- What this task involves: Output the data below in full, byte for byte. Nothing may differ.

- Excerpted data:

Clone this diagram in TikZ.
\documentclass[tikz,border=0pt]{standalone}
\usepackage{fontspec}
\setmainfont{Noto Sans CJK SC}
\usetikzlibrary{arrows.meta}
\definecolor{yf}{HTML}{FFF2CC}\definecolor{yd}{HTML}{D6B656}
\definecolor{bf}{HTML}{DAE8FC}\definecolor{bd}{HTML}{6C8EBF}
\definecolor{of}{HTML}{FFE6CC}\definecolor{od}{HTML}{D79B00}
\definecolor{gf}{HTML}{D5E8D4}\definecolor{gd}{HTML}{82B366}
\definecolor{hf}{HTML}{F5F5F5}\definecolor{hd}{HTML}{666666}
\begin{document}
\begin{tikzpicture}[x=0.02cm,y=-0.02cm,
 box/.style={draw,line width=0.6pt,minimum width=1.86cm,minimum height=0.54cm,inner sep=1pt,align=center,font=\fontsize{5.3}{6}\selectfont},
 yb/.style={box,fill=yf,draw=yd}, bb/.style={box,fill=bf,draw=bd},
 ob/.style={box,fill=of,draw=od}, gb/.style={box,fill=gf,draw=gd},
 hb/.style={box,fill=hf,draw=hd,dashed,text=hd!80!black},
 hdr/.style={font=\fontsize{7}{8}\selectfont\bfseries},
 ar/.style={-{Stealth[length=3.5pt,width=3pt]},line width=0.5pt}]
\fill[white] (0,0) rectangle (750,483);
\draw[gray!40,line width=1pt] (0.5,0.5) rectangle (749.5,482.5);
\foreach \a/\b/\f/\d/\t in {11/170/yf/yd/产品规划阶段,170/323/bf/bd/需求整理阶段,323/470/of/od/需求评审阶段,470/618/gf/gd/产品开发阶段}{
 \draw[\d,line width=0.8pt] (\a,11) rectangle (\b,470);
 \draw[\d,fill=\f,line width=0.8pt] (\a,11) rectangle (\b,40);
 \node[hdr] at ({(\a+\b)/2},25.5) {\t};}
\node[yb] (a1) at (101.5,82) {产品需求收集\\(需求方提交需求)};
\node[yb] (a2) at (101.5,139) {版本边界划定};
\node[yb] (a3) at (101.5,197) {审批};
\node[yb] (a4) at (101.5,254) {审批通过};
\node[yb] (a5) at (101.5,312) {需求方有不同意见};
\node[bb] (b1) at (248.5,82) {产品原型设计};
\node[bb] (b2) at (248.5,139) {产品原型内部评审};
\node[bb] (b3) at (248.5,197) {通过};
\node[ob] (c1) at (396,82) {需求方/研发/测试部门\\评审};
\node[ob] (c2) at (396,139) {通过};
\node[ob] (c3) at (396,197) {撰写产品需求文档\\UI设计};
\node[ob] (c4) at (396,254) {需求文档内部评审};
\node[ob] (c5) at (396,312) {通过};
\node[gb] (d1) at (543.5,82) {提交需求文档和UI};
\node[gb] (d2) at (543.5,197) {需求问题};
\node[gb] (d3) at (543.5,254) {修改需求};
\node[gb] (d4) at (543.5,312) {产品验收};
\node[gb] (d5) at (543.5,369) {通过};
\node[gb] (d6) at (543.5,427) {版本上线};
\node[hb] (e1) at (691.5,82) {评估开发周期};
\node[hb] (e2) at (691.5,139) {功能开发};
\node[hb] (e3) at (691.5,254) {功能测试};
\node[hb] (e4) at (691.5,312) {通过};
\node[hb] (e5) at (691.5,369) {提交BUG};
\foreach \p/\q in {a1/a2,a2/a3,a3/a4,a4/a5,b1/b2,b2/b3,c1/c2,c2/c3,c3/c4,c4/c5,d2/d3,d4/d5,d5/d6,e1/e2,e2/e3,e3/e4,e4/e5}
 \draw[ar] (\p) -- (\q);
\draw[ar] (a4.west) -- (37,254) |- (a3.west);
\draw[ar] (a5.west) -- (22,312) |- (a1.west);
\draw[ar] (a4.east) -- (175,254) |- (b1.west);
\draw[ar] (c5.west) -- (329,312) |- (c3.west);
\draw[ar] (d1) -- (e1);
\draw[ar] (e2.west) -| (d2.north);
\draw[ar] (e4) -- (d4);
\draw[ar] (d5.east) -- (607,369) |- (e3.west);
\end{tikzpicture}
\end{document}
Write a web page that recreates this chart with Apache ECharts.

- Response to the exercise:
Clone this diagram in TikZ.
\documentclass[tikz,border=0pt]{standalone}
\usepackage{fontspec}
\setmainfont{Noto Sans CJK SC}
\usetikzlibrary{arrows.meta}
\definecolor{yf}{HTML}{FFF2CC}\definecolor{yd}{HTML}{D6B656}
\definecolor{bf}{HTML}{DAE8FC}\definecolor{bd}{HTML}{6C8EBF}
\definecolor{of}{HTML}{FFE6CC}\definecolor{od}{HTML}{D79B00}
\definecolor{gf}{HTML}{D5E8D4}\definecolor{gd}{HTML}{82B366}
\definecolor{hf}{HTML}{F5F5F5}\definecolor{hd}{HTML}{666666}
\begin{document}
\begin{tikzpicture}[x=0.02cm,y=-0.02cm,
 box/.style={draw,line width=0.6pt,minimum width=1.86cm,minimum height=0.54cm,inner sep=1pt,align=center,font=\fontsize{5.3}{6}\selectfont},
 yb/.style={box,fill=yf,draw=yd}, bb/.style={box,fill=bf,draw=bd},
 ob/.style={box,fill=of,draw=od}, gb/.style={box,fill=gf,draw=gd},
 hb/.style={box,fill=hf,draw=hd,dashed,text=hd!80!black},
 hdr/.style={font=\fontsize{7}{8}\selectfont\bfseries},
 ar/.style={-{Stealth[length=3.5pt,width=3pt]},line width=0.5pt}]
\fill[white] (0,0) rectangle (750,483);
\draw[gray!40,line width=1pt] (0.5,0.5) rectangle (749.5,482.5);
\foreach \a/\b/\f/\d/\t in {11/170/yf/yd/产品规划阶段,170/323/bf/bd/需求整理阶段,323/470/of/od/需求评审阶段,470/618/gf/gd/产品开发阶段}{
 \draw[\d,line width=0.8pt] (\a,11) rectangle (\b,470);
 \draw[\d,fill=\f,line width=0.8pt] (\a,11) rectangle (\b,40);
 \node[hdr] at ({(\a+\b)/2},25.5) {\t};}
\node[yb] (a1) at (101.5,82) {产品需求收集\\(需求方提交需求)};
\node[yb] (a2) at (101.5,139) {版本边界划定};
\node[yb] (a3) at (101.5,197) {审批};
\node[yb] (a4) at (101.5,254) {审批通过};
\node[yb] (a5) at (101.5,312) {需求方有不同意见};
\node[bb] (b1) at (248.5,82) {产品原型设计};
\node[bb] (b2) at (248.5,139) {产品原型内部评审};
\node[bb] (b3) at (248.5,197) {通过};
\node[ob] (c1) at (396,82) {需求方/研发/测试部门\\评审};
\node[ob] (c2) at (396,139) {通过};
\node[ob] (c3) at (396,197) {撰写产品需求文档\\UI设计};
\node[ob] (c4) at (396,254) {需求文档内部评审};
\node[ob] (c5) at (396,312) {通过};
\node[gb] (d1) at (543.5,82) {提交需求文档和UI};
\node[gb] (d2) at (543.5,197) {需求问题};
\node[gb] (d3) at (543.5,254) {修改需求};
\node[gb] (d4) at (543.5,312) {产品验收};
\node[gb] (d5) at (543.5,369) {通过};
\node[gb] (d6) at (543.5,427) {版本上线};
\node[hb] (e1) at (691.5,82) {评估开发周期};
\node[hb] (e2) at (691.5,139) {功能开发};
\node[hb] (e3) at (691.5,254) {功能测试};
\node[hb] (e4) at (691.5,312) {通过};
\node[hb] (e5) at (691.5,369) {提交BUG};
\foreach \p/\q in {a1/a2,a2/a3,a3/a4,a4/a5,b1/b2,b2/b3,c1/c2,c2/c3,c3/c4,c4/c5,d2/d3,d4/d5,d5/d6,e1/e2,e2/e3,e3/e4,e4/e5}
 \draw[ar] (\p) -- (\q);
\draw[ar] (a4.west) -- (37,254) |- (a3.west);
\draw[ar] (a5.west) -- (22,312) |- (a1.west);
\draw[ar] (a4.east) -- (175,254) |- (b1.west);
\draw[ar] (c5.west) -- (329,312) |- (c3.west);
\draw[ar] (d1) -- (e1);
\draw[ar] (e2.west) -| (d2.north);
\draw[ar] (e4) -- (d4);
\draw[ar] (d5.east) -- (607,369) |- (e3.west);
\end{tikzpicture}
\end{document}
Write a web page that recreates this chart with Apache ECharts.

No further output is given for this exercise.